Speaking of the evolutionary LIE that is survival of the fittest, creationist and former morbidly obese governor of Arkansas, Mike Huckabee, does not believe that children are puppies. As such, these youngins (which are distinctively different than their canine counterparts), deserve to be with fellow carbon-based, sentient beings like humans, not terrible disgusting blights on humanity like gross gay people.

In the interview, good ol’ Huck explained why he supports the Arkansas law barring same-sex couples from adopting or becoming foster parents. “This is not about trying to create statements for people who want to change the basic fundamental definitions of family,” Huckabee said. “And always we should act in the best interest of the children, not in the seeming interest of the adults.”

“Children are not puppies,” he said. “This is not a time to see if we can experiment and find out, how does this work?”

Much better to just keep ’em in the pound orphanage where they feel comfortable (cold, hungry, and alone) than start ‘experimenting’ with two parents who love and care for them and want to provide them with an actual home and family and other such things that humans have no need for.

“You don’t go ahead and accommodate every behavioral pattern that is against the ideal. That would be like saying, well, there are a lot of people who like to use drugs, so let’s go ahead and accommodate those who want who use drugs. There are some people who believe in incest, so we should accommodate them. There are people who believe in polygamy, so we should accommodate them.”

Hell no, we don’t! That would also be like saying there are people out there who believe that humans and dinosaurs lived side by side, in perfect harmony, after God crafted Adam from silly putty, before springing Eve from his hearty rib in a moment of artistic expression, so we should accommodate them too. Ha ha imagine that!

Which is why the gays can feel free to adopt and sodomize as many puppies as they’d like but not babies because gays shouldn’t be allowed to own those things.
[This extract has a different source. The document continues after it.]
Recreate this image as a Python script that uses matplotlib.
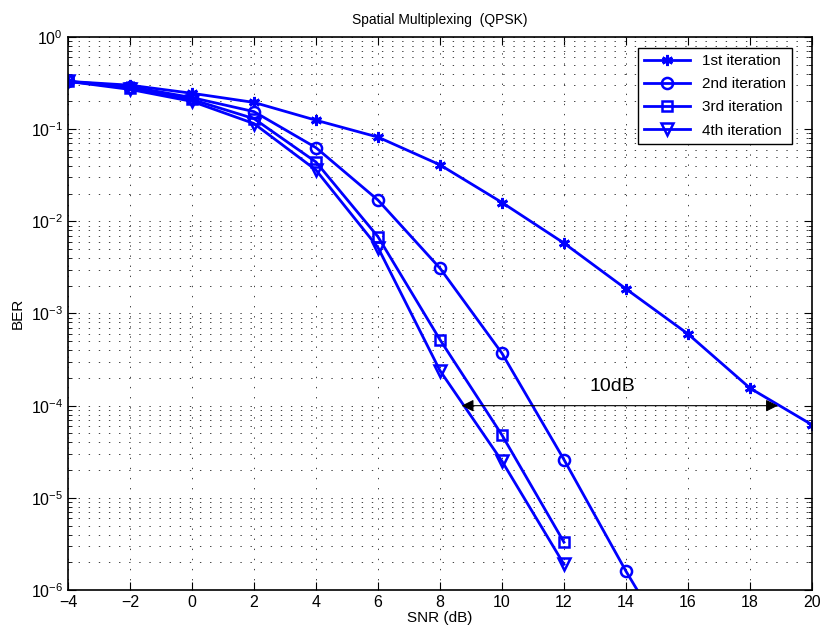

Ever.

Speaking of li’l miracles of God, that dumb community organizer who can’t even see Russia from his porch and thus doesn’t even know what a nuclear weapon is, Barack Obama, managed to get 47 other countries to sign on to his terrible and dangerous, “Don’t Give Nukes To Terrorists Pact.” Ugh. Why does this guy love Osama bin Laden so much, and why couldn’t America have elected someone smart and responsible like Sarah Palin (or even Bristol!) as president of the world instead?

One wink and you betcha! the terrorists would know who’s boss.

When not working hard to ensure Virginia remains for straight lovers, not gay sinners, Gov. Bob McDonnell showed his support for all things Southern, by declaring April “Confederate History Month,” without even mentioning that little historical hiccup known as slavery.

Ooops. Of course, after Virginians criticized the governor for his innocent omission of the fact that white people owned black people as property, McDonnell quickly apologized for his insensitivity and added language to the decree calling slavery “evil and inhumane.”

This makes one fellow GOP Governor of Mississippi, proud former slaveowner and defender against Northern Aggression, Haley Barbour, very upset.

He simply doesn’t understand all the brouhaha over something as insignificant as the forced enslavement of an entire people in order to keep cotton costs low. Hello?? Ever heard of savvy business maneuvers? Is this not America, the land of opportunity?

“To me, it’s a sort of feeling that it’s a nit, that it is not significant, that it’s not a — it’s trying to make a big deal out of something that doesn’t matter for diddly,” Barbour told CNN.

Well, maybe for Bo Diddley, but 3/5ths doesn’t count much anyway.

In that case, guess Sasha and Malia will have to come up with a more suitable namesake for First Dog “Bo” than the original R&B rock ‘n roller. Something to really catch the white power essence of America’s heroic struggle against Northern Aggression. How does Barbourian sound?